As a domicile and financial centre, one can fairly summarise both Malta’s advantages and disadvantages as being its small size, where the chances are that smaller players get levels of attention reserved for large players in the established jurisdictions.

The choice of jurisdiction is just one question from many that should be asked, with each answer having a bearing on the others. Funds, SPV’s, partnerships and so on, are not a means to an end, but best-fit conduits for attracting capital to your business model. 

The conduit’s ideal legal structure should be the one that ticks the most objectives, and therefore one should reverse-engineer the business model to figure out the optimal conduit. We recommend focusing on two critical areas: knowing your business model, and knowing your investors. 

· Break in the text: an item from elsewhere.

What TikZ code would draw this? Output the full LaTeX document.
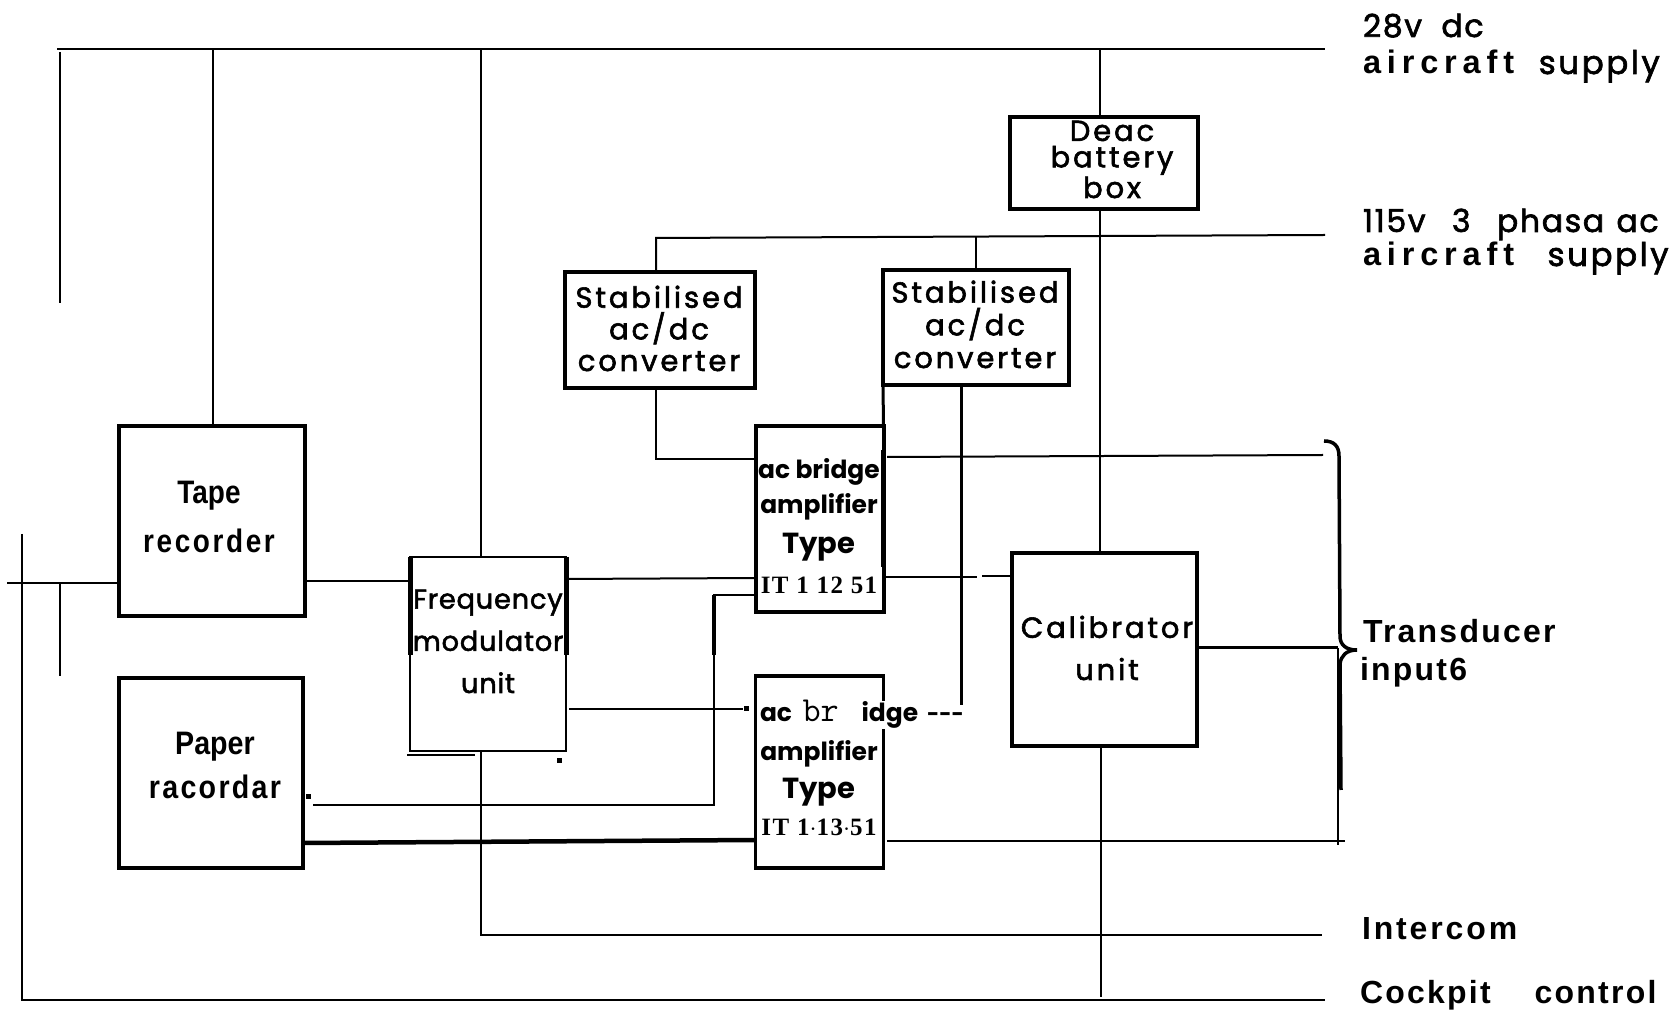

These seemingly obvious points belie the fact that many start-ups begin by focusing on the conduit’s legal structure, and then proceed to fit it to their business model, effectively working the other way round.

It’s also quite common for managers to think that the more regulated and `compliant’ their conduit is, the more successful they will be. This is not necessarily true. Applied correctly, compliance and regulations provide a balance between the investors’ interests and the manager’s interests, but they also increase costs, which decreases a business’ performance and returns to investors, which in turn increases the chances of failure during a venture’s delicate initial stages. 

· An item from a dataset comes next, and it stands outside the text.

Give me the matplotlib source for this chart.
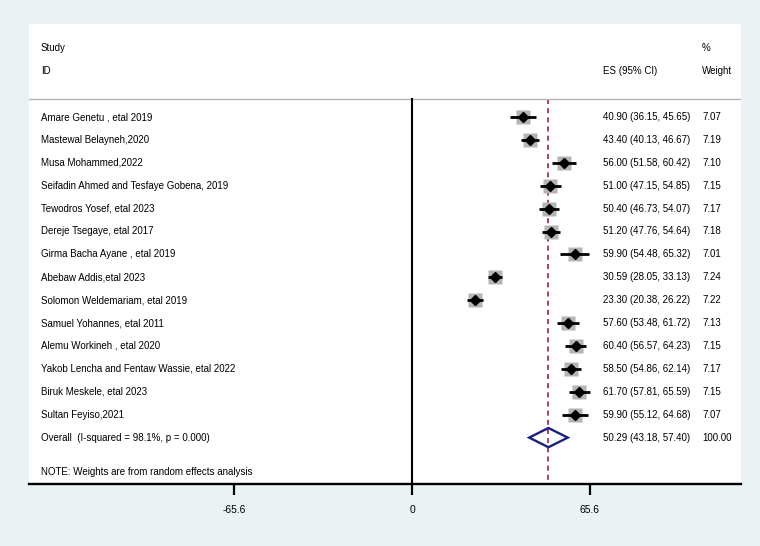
"""
Forest plot of pooled prevalence (random effects)
"""

import matplotlib.pyplot as plt
import numpy as np

studies = [
    "Amare Genetu , etal 2019",
    "Mastewal Belayneh,2020",
    "Musa Mohammed,2022",
    "Seifadin Ahmed and Tesfaye Gobena, 2019",
    "Tewodros Yosef, etal 2023",
    "Dereje Tsegaye, etal 2017",
    "Girma Bacha Ayane , etal 2019",
    "Abebaw Addis,etal 2023",
    "Solomon Weldemariam, etal 2019",
    "Samuel Yohannes, etal 2011",
    "Alemu Workineh , etal 2020",
    "Yakob Lencha and Fentaw Wassie, etal 2022",
    "Biruk Meskele, etal 2023",
    "Sultan Feyiso,2021",
]
es = [40.90, 43.40, 56.00, 51.00, 50.40, 51.20, 59.90, 30.59, 23.30, 57.60, 60.40, 58.50, 61.70, 59.90]
lo = [36.15, 40.13, 51.58, 47.15, 46.73, 47.76, 54.48, 28.05, 20.38, 53.48, 56.57, 54.86, 57.81, 55.12]
hi = [45.65, 46.67, 60.42, 54.85, 54.07, 54.64, 65.32, 33.13, 26.22, 61.72, 64.23, 62.14, 65.59, 64.68]
weight = [7.07, 7.19, 7.10, 7.15, 7.17, 7.18, 7.01, 7.24, 7.22, 7.13, 7.15, 7.17, 7.15, 7.07]

overall_label = "Overall  (I-squared = 98.1%, p = 0.000)"
overall_es, overall_lo, overall_hi, overall_w = 50.29, 43.18, 57.40, 100.00
note = "NOTE: Weights are from random effects analysis"
xticks = [-65.6, 0, 65.6]

bg = "#eaf2f3"
fs = 7.0
plt.rcParams["font.family"] = ["Liberation Sans", "DejaVu Sans"]

fig = plt.figure(figsize=(7.6, 5.46), dpi=100, facecolor=bg)
ax = fig.add_axes([29 / 760, 1 - 484 / 546, 712 / 760, 460 / 546])
ax.set_facecolor("white")

# x scale: 0 at 412px, 65.6 at 590px
ppu = 178 / 65.6
ax.set_xlim((29 - 412) / ppu, (741 - 412) / ppu)
rowh = 22.9
ax.set_ylim((484 - 117) / rowh, (24 - 117) / rowh)

n = len(studies)
rows = np.arange(n)
x_text = (41 - 412) / ppu
x_es = (603 - 412) / ppu
x_w = (702 - 412) / ppu
top_line = (99 - 117) / rowh
bottom = (484 - 117) / rowh

# header
ax.text(x_text, (48 - 117) / rowh, "Study", fontsize=fs, va="center")
ax.text(x_text, (71 - 117) / rowh, "ID", fontsize=fs, va="center")
ax.text(x_w, (48 - 117) / rowh, "%", fontsize=fs, va="center")
ax.text(x_es, (71 - 117) / rowh, "ES (95% CI)", fontsize=fs, va="center")
ax.text(x_w, (71 - 117) / rowh, "Weight", fontsize=fs, va="center")
ax.axhline(top_line, color="#b4b4b4", lw=1)

# reference lines
ax.plot([0, 0], [top_line, bottom], color="black", lw=1.5, zorder=2)
ax.plot([overall_es, overall_es], [top_line, bottom], color="#9b2335", lw=1.2,
        ls=(0, (3, 2.5)), zorder=1)

for i in range(n):
    ax.plot(es[i], rows[i], marker="s", ms=np.sqrt(weight[i]) * 3.7,
            color="#b4b4b4", mec="none", zorder=2)
    ax.plot([lo[i], hi[i]], [rows[i], rows[i]], color="black", lw=2.0,
            solid_capstyle="butt", zorder=3)
    ax.plot(es[i], rows[i], marker="D", ms=5.0, color="black", zorder=4)
    ax.text(x_text, rows[i], studies[i], fontsize=fs, va="center")
    ax.text(x_es, rows[i], f"{es[i]:.2f} ({lo[i]:.2f}, {hi[i]:.2f})", fontsize=fs, va="center")
    ax.text(x_w, rows[i], f"{weight[i]:.2f}", fontsize=fs, va="center")

# overall diamond
yo = n
dh = 0.42
ax.fill([overall_lo, overall_es, overall_hi, overall_es, overall_lo],
        [yo, yo - dh, yo, yo + dh, yo], facecolor="none", edgecolor="#1a2080",
        lw=1.7, zorder=5)
ax.text(x_text, yo, overall_label, fontsize=fs, va="center")
ax.text(x_es, yo, f"{overall_es:.2f} ({overall_lo:.2f}, {overall_hi:.2f})", fontsize=fs, va="center")
ax.text(x_w, yo, f"{overall_w:.2f}", fontsize=fs, va="center")
ax.text(x_text, (472 - 117) / rowh, note, fontsize=fs, va="center")

for s in ["top", "left", "right"]:
    ax.spines[s].set_visible(False)
ax.spines["bottom"].set_linewidth(1.7)
ax.set_yticks([])
ax.set_xticks(xticks)
ax.set_xticklabels([str(t) if t != 0 else "0" for t in xticks])
ax.tick_params(axis="x", length=8, width=1.6, labelsize=7.4, pad=7)

plt.savefig("out.png", dpi=100, facecolor=bg)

Questions associated with knowing one’s business model should begin from the characteristics of the assets, together with any operational concerns, their tax treatment, both at the asset level, as well as at the investor level. Once the business model is complete and it’s time to focus on financing, useful questions to ask would be how much committed capital you have raised before launch, who are your investors, where are they from, why are they investing, and how much capital you think you can raise during future funding rounds. 

Only once a clear and concise picture, including all of the above points, has been put collated, ideally with some committed capital in a suitable holding vehicle, should any attempt be made to build the entity from which to execute your strategy.

Again, the rule when setting up your operation is to go for the most cost-effective solution in relation to the amount of committed capital raised. One can always ratchet up regulatory compliance if one is successful, but one cannot roll back the clock if excessive costs during the initial stages caused the strategy to fail. 

The initial stages are critical to any business, which is why one should proceed with extreme caution, keeping costs low, and a lean, flexible infrastructure. The reality is that business plans are invariably optimistic, deadlines missed and all manner of unforeseen circumstances can and do arise. Under these conditions, keeping sunk costs to a minimum and overheads light is the best way to maximise the probability of success.